Sostanzialmente il nostro ordinamento non permette un regime di capitalizzazione composta e sanziona l'anatocismo bancario.

I fondamenti legislativi si trovano nel codice civile, che all'articolo 1283 che non permette il calcolo di interessi su interessi, salvo alcune condizioni che hanno consentito in passato un'interpretazione larga e giudicata in seguito non lecita.

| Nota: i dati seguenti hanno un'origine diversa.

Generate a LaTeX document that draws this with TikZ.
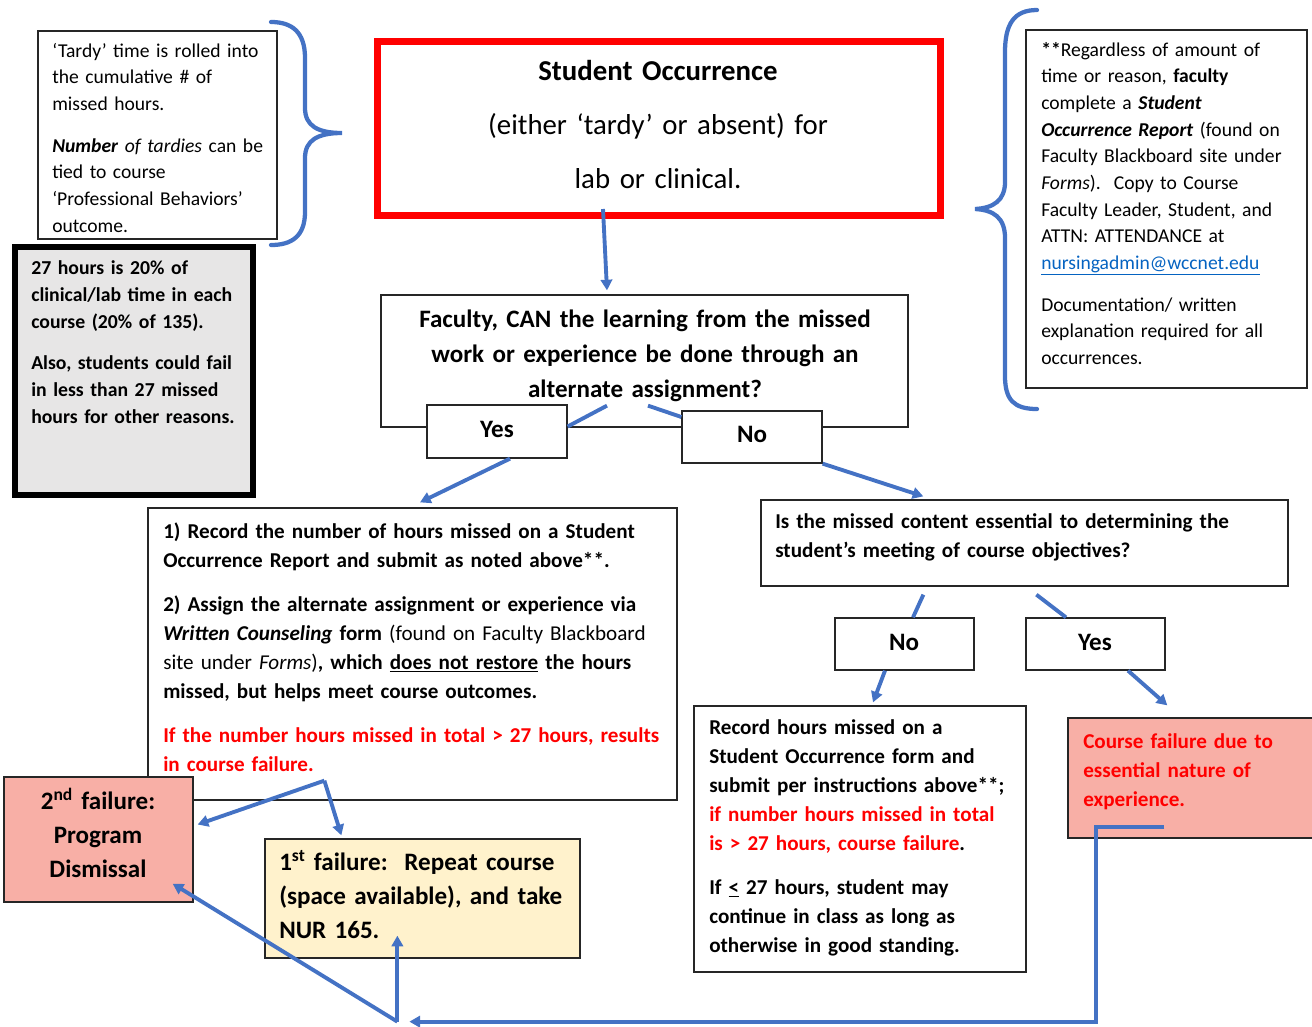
\documentclass[tikz,border=0pt]{standalone}
\usepackage{fontspec}
\setmainfont{Carlito}
\usetikzlibrary{arrows.meta,fit,calc}
\definecolor{arrowblue}{HTML}{4472C4}
\definecolor{salmon}{HTML}{F8AFA6}
\definecolor{paleyellow}{HTML}{FFF2CC}
\definecolor{panelgray}{HTML}{E7E6E6}
\definecolor{linkblue}{HTML}{0563C1}
\definecolor{alertred}{HTML}{FF0000}
\definecolor{edgegray}{HTML}{262626}
\begin{document}
\begin{tikzpicture}[x=0.75pt,y=-0.75pt,
  box/.style={draw=edgegray, line width=0.95pt, inner sep=0pt},
  ltxt/.style={inner sep=0pt, align=left, anchor=base west, text width=#1},
  ctxt/.style={inner sep=0pt, align=center, anchor=base, text width=#1},
  fsmall/.style={font=\fontsize{14.7pt}{20pt}\selectfont},
  fgray/.style={font=\fontsize{14.8pt}{20.25pt}\selectfont\bfseries},
  fmid/.style={font=\fontsize{15.85pt}{21.75pt}\selectfont\bfseries},
  fbig/.style={font=\fontsize{18.8pt}{25.5pt}\selectfont\bfseries},
  ffac/.style={font=\fontsize{18.8pt}{26.25pt}\selectfont\bfseries},
  fhuge/.style={font=\fontsize{21.6pt}{40.5pt}\selectfont},
  conn/.style={draw=arrowblue, line width=2.9pt},
  arr/.style={conn, -{Triangle[length=8pt,width=8.5pt]}},
  bracestyle/.style={draw=arrowblue, line width=3.2pt, line cap=round},
]
\useasboundingbox (0,0) rectangle (1312,1026);

% ---------- top-left note and brace
\node[box, fit={(38,31) (277,239)}] (tardyBox) {};
\node[ltxt=230pt, fsmall] (tardyText) at (52,57) {‘Tardy’ time is rolled into\\
the cumulative \# of\\
missed hours.\\[11.25pt]
\textbf{\textit{Number}} \textit{of tardies} can be\\
tied to course\\
‘Professional Behaviors’\\
outcome.};
\draw[bracestyle] (271,22) .. controls (292,22) and (305,32) .. (305,58) -- (305,108)
  .. controls (305,126) and (318,133) .. (342,133)
  .. controls (318,133) and (305,140) .. (305,158) -- (305,212)
  .. controls (305,236) and (292,245) .. (271,245);

% ---------- gray note
\node[draw=black, line width=4.5pt, fill=panelgray, inner sep=0pt, fit={(15,247) (253,495)}] (grayBox) {};
\node[ltxt=200pt, fgray] (grayText) at (31,274) {27 hours is 20\% of\\
clinical/lab time in each\\
course (20\% of 135).\\[10.5pt]
Also, students could fail\\
in less than 27 missed\\
hours for other reasons.};

% ---------- Student occurrence
\node[draw=alertred, line width=5.25pt, inner sep=0pt, fit={(377.5,41.5) (940.5,215.5)}] (occBox) {};
\node[ctxt=420pt, fhuge] (occText) at (658,80) {\textbf{Student Occurrence}\\
(either ‘tardy’ or absent) for\\
lab or clinical.};

% ---------- right note and brace
\node[box, fit={(1026,30) (1307,388)}] (faxBox) {};
\node[ltxt=205pt, fsmall] (faxText) at (1041,56) {\textbf{**}Regardless of amount of\\
time or reason, \textbf{faculty}\\
complete a \textbf{\textit{Student}}\\
\textbf{\textit{Occurrence Report}} (found on\\
Faculty Blackboard site under\\
\textit{Forms}).\ \ Copy to Course\\
Faculty Leader, Student, and\\
ATTN: ATTENDANCE at\\
\textcolor{linkblue}{\underline{nursingadmin@wccnet.edu}}\\[11.25pt]
Documentation/ written\\
explanation required for all\\
occurrences.};
\draw[bracestyle] (1037,10) .. controls (1014,10) and (1005,24) .. (1005,52) -- (1005,182)
  .. controls (1005,200) and (994,208) .. (975,209)
  .. controls (994,210) and (1005,218) .. (1005,238) -- (1005,376)
  .. controls (1005,400) and (1014,409) .. (1037,409);

% ---------- faculty question
\node[box, fit={(381,295) (908,427)}] (facBox) {};
\node[ctxt=390pt, ffac] (facText) at (645,327) {Faculty, CAN the learning from the missed\\
work or experience be done through an\\
alternate assignment?};
\node[box, fill=white, fit={(427,405) (567,458)}] (yesA) {};
\node[ctxt=80pt, fbig, anchor=base] (yesAText) at (497,437) {Yes};
\node[box, fill=white, fit={(682,411) (822,463)}] (noA) {};
\node[ctxt=80pt, fbig, anchor=base] (noAText) at (752,442) {No};

% ---------- yes branch
\node[box, fit={(148,508) (677,800)}] (recBox) {};
\node[ltxt=390pt, fmid] (recText) at (163,538) {1) Record the number of hours missed on a Student\\
Occurrence Report and submit as noted above**.\\[11.25pt]
2) Assign the alternate assignment or experience via\\
\textit{Written Counseling} form {\mdseries(found on Faculty Blackboard}\\
{\mdseries site under \textit{Forms})}, which \underline{does not restore} the hours\\
missed, but helps meet course outcomes.\\[11.25pt]
\textcolor{alertred}{If the number hours missed in total > 27 hours, results}\\
\textcolor{alertred}{in course failure.}};

% ---------- no branch
\node[box, fit={(761,500) (1288,586)}] (essBox) {};
\node[ltxt=380pt, fmid] (essText) at (775,528) {Is the missed content essential to determining the\\
student’s meeting of course objectives?};
\node[box, fill=white, fit={(835,618) (974,670)}] (noB) {};
\node[ctxt=80pt, fbig] (noBText) at (904,650) {No};
\node[box, fill=white, fit={(1026,618) (1165,670)}] (yesB) {};
\node[ctxt=80pt, fbig] (yesBText) at (1095,650) {Yes};

\node[box, fit={(694,706) (1026,972)}] (recB) {};
\node[ltxt=240pt, fmid] (recBText) at (709,734) {Record hours missed on a\\
Student Occurrence form and\\
submit per instructions above**;\\
\textcolor{alertred}{if number hours missed in total}\\
\textcolor{alertred}{is > 27 hours, course failure}.\\[11.25pt]
If \underline{<} 27 hours, student may\\
continue in class as long as\\
otherwise in good standing.};

\node[box, fill=salmon, fit={(1068,718) (1316,838)}] (failC) {};
\node[ltxt=170pt, fmid, text=alertred] (failCText) at (1083,748) {Course failure due to\\
essential nature of\\
experience.};

% ---------- failure outcomes
\node[box, fill=salmon, fit={(4,777) (193,902)}] (fail2) {};
\node[ctxt=130pt, fbig] (fail2Text) at (98,809) {2\textsuperscript{nd} failure:\\
Program\\
Dismissal};
\node[box, fill=paleyellow, fit={(265,839) (580,958)}] (fail1) {};
\node[ltxt=225pt, fbig] (fail1Text) at (279,870) {1\textsuperscript{st} failure:\ \ Repeat course\\
(space available), and take\\
NUR 165.};

% ---------- connectors
\draw[arr] ($(occBox.south)+(-56,-10)$) -- ($(facBox.north)+(-37.5,-4)$);
\draw[conn] ($(facBox.south)+(-37.5,-22)$) -- ($(yesA.east)+(0,-5)$);
\draw[conn] ($(facBox.south)+(3.5,-22)$) -- ($(noA.west)+(0,-20)$);
\draw[arr] ($(yesA.south)+(13,0)$) -- ($(recBox.north)+(7.5,-5)$);
\draw[arr] (noA.south east) -- ($(essBox.north west)+(163,-3)$);
\draw[conn] ($(essBox.south west)+(163,8)$) -- ($(noB.north)+(8.5,0)$);
\draw[conn] ($(essBox.south west)+(276,8)$) -- ($(yesB.north)+(-29.5,0)$);
\draw[arr] ($(noB.south)+(-19.5,0)$) -- ($(recB.north)+(13,-3)$);
\draw[arr] ($(yesB.south)+(32.5,0)$) -- ($(failC.north west)+(100,-12)$);

\coordinate (forkA) at ($(recBox.south west)+(177,-20)$);
\draw[arr] (forkA) -- ($(fail2.east)+(4,-15)$);
\draw[arr] (forkA) -- ($(fail1.north west)+(77,-3)$);

\coordinate (loopCorner) at ($(recB.south east)+(69,49)$);
\draw[arr] ($(failC.south west)+(97,-12)$) -| (loopCorner) -- ($(fail1.south west)+(145,63)$);
\coordinate (forkB) at ($(fail1.south west)+(133,63)$);
\draw[arr] (forkB) -- ($(fail1.south west)+(133,-23)$);
\draw[arr] (forkB) -- ($(fail2.south east)+(-21,-19)$);
\end{tikzpicture}
\end{document}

In generale, l'anatocismo non può essere applicato automaticamente dalla banca. Tuttavia, le condizioni in cui è lecito calcolare interessi anatocistici sono:

  • interesse calcolato dal giorno della domanda giudiziale, qualora attraverso un decreto ingiuntivo, il giudice consideri come un'unica somma dovuta sia il capitale iniziale che gli interessi pattuiti originariamente e già maturati, che diventano un unico e non distinto debito sul quale possono maturare altri interessi;
  • accordo tra le parti, stipulato successivamente, nel quale creditore e debitore si accordano per ulteriori dilazioni e considerino nel calcolo sia le somme originali che gli interessi che erano parte delle rate scadute;
  • La terza condizione dettata dall'articolo 1283 cc è la "mancanza di usi contrari". Quest'ultima condizione, di non chiara interpretazione, ha consentito alle banche Italiane, fin dal 1952, di addebitare in maniera generalizzata interessi anatocistici con cadenza trimestrale nei contratti stipulati per conti correnti, mentre gli interessi corrisposti ai clienti venivano calcolati con cadenza annuale.

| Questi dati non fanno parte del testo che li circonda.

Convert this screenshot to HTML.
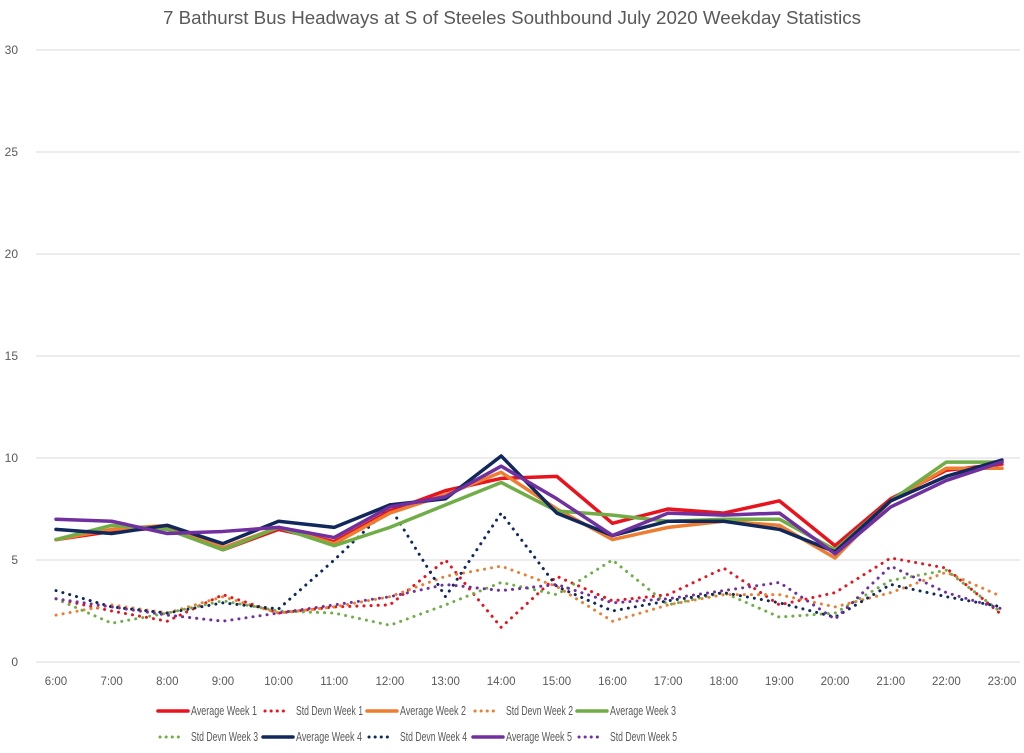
<!DOCTYPE html>
<html><head><meta charset="utf-8"><style>
body{margin:0;background:#fff;}
svg{display:block;font-family:"Liberation Sans",sans-serif;}
</style></head><body>
<svg id="chart" width="1024" height="753">
<text x="163" y="24" textLength="698" lengthAdjust="spacingAndGlyphs" font-size="18" fill="#595959">7 Bathurst Bus Headways at S of Steeles Southbound July 2020 Weekday Statistics</text>
<g id="grid"></g><g id="series"></g><g id="legend"></g>
</svg>
<script>
const categories=["6:00","7:00","8:00","9:00","10:00","11:00","12:00","13:00","14:00","15:00","16:00","17:00","18:00","19:00","20:00","21:00","22:00","23:00"];
const yTicks=[0,5,10,15,20,25,30];
const seriesNames=["Average Week 1","Std Devn Week 1","Average Week 2","Std Devn Week 2","Average Week 3","Std Devn Week 3","Average Week 4","Std Devn Week 4","Average Week 5","Std Devn Week 5"];
const avgW1=[6.0,6.4,6.6,5.5,6.5,5.9,7.4,8.4,9.0,9.1,6.8,7.5,7.3,7.9,5.7,8.0,9.4,9.7];
const sdW1=[3.1,2.5,2.0,3.3,2.4,2.7,2.8,5.0,1.7,4.2,3.0,3.3,4.6,2.8,3.4,5.1,4.6,2.3];
const avgW2=[6.0,6.5,6.7,5.6,6.6,5.8,7.3,8.2,9.3,7.5,6.0,6.6,6.9,6.7,5.1,7.9,9.5,9.5];
const sdW2=[2.3,2.8,2.4,3.2,2.4,2.7,3.2,4.2,4.7,3.7,2.0,2.8,3.3,3.3,2.7,3.4,4.4,3.2];
const avgW3=[6.0,6.7,6.5,5.5,6.6,5.7,6.6,7.7,8.8,7.4,7.2,6.9,7.0,7.0,5.5,7.9,9.8,9.8];
const sdW3=[3.1,1.9,2.4,3.0,2.5,2.4,1.8,2.8,3.9,3.3,5.0,2.8,3.4,2.2,2.4,4.0,4.5,2.4];
const avgW4=[6.5,6.3,6.7,5.8,6.9,6.6,7.7,8.0,10.1,7.3,6.2,6.9,6.9,6.5,5.4,7.9,9.1,9.9];
const sdW4=[3.5,2.7,2.4,2.9,2.6,5.0,7.6,3.2,7.3,3.7,2.5,3.0,3.4,2.9,2.2,3.8,3.2,2.7];
const avgW5=[7.0,6.9,6.3,6.4,6.6,6.1,7.6,8.1,9.6,8.0,6.2,7.3,7.2,7.3,5.3,7.6,8.9,9.8];
const sdW5=[3.1,2.7,2.3,2.0,2.4,2.8,3.2,3.8,3.5,3.8,2.9,3.1,3.5,3.9,2.1,4.7,3.4,2.6];

const NS="http://www.w3.org/2000/svg";
const X0=56,X1=1002,Y0=662,Y1=50,YMAX=30;
const xs=i=>X0+(X1-X0)*i/(categories.length-1);
const ys=v=>Y0-(Y0-Y1)*v/YMAX;
function mk(tag,attrs,parent){const e=document.createElementNS(NS,tag);for(const k in attrs)e.setAttribute(k,attrs[k]);parent.appendChild(e);return e;}
const grid=document.getElementById('grid'),ser=document.getElementById('series'),leg=document.getElementById('legend');
yTicks.forEach(t=>{
  const l=mk('line',{x1:36,x2:1020,y1:ys(t),y2:ys(t),stroke:'#d9d9d9','stroke-width':1},grid);
  
  
  const tx=mk('text',{x:18,y:ys(t)+4,'text-anchor':'end','font-size':12,fill:'#595959'},grid);
  tx.textContent=t;
  
  
});
categories.forEach((c,i)=>{
  const tx=mk('text',{x:xs(i),y:685,'text-anchor':'middle','font-size':11.5,fill:'#595959'},grid);
  tx.textContent=c;
  
  
});
const colors=['#e8131c','#e8131c','#ed7d31','#ed7d31','#70ad47','#70ad47','#10285c','#10285c','#7030a0','#7030a0'];
const data=[avgW1,sdW1,avgW2,sdW2,avgW3,sdW3,avgW4,sdW4,avgW5,sdW5];
const order=[1,3,5,7,9,0,2,4,6,8];
order.forEach(k=>{
  const dotted=k%2===1;
  const pts=data[k].map((v,i)=>xs(i)+','+ys(v)).join(' ');
  const p=mk('polyline',{points:pts,fill:'none',stroke:colors[k],'stroke-width':dotted?3:3.5,'stroke-linejoin':'round','stroke-linecap':'round'},ser);
  if(dotted)p.setAttribute('stroke-dasharray','0.1 7');
  
  
});
const colX=[158,263,367,473,577];
seriesNames.forEach((n,k)=>{
  const row=Math.floor(k/5),col=k%5;
  const y=row?737:711,x=colX[col];
  const dotted=k%2===1;
  const g=mk('g',{},leg);
  
  
  const l=mk('line',{x1:dotted?x+2:x,x2:dotted?x+26:x+30,y1:y,y2:y,stroke:colors[k],'stroke-width':dotted?3:3.5,'stroke-linecap':'round'},g);
  if(dotted)l.setAttribute('stroke-dasharray','0.1 6');
  const t=mk('text',{x:x+33,y:y+4,'font-size':12.5,fill:'#595959',textLength:dotted?67:66,lengthAdjust:'spacingAndGlyphs'},g);
  t.textContent=n;
});
</script>
</body></html>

Fino al 1999, questa prassi di anatocismo su conti correnti, insieme ad altre forme, veniva applicata da tutto il sistema bancario (autorizzato dall'ABI), in virtù appunto di un'interpretazione della legge a favore delle banche, che avevano un potere contrattuale decisamente più favorevole. Nel 1999 appunto si è avuta la prima sentenza della corte di Cassazione che ribalta l'orientamento interpretativo e stabilisce che tali clausole sono scorrette e non possono derogare quanto stabilito dal già citato 1283 c.c.

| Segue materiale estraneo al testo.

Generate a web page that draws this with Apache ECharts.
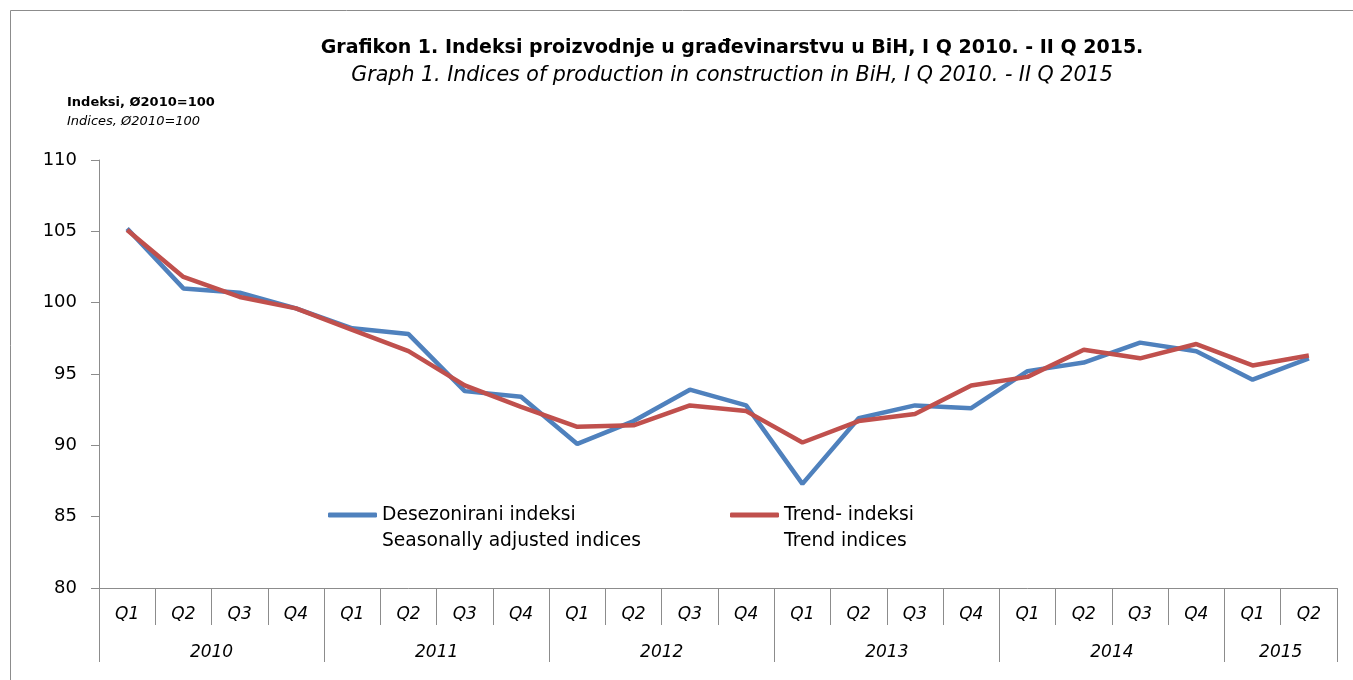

Dal 1999 a oggi, sono seguiti altri interventi legislativi, a partire dal D.L. 342 del 4 agosto 1999 che riequilibra la prassi dei conti correnti, per cui ci deve essere la stessa cadenza per il calcolo di interessi sia sul saldo attivo che sul saldo passivo. Lo stesso decreto stabiliva, sotto forma di norma transitoria anche una sanatoria per i contratti stipulati prima dell'entrata in vigore della nuova legge.

Infine, a partire dal 2002, venuta meno la parte transitoria della norma, la giurisprudenza ha continuato ad orientarsi con varie sentenze sull'anatocismo, estendendo l'interpretazione, con varie pronunce della Corte di Cassazione, anche ai contratti di mutuo.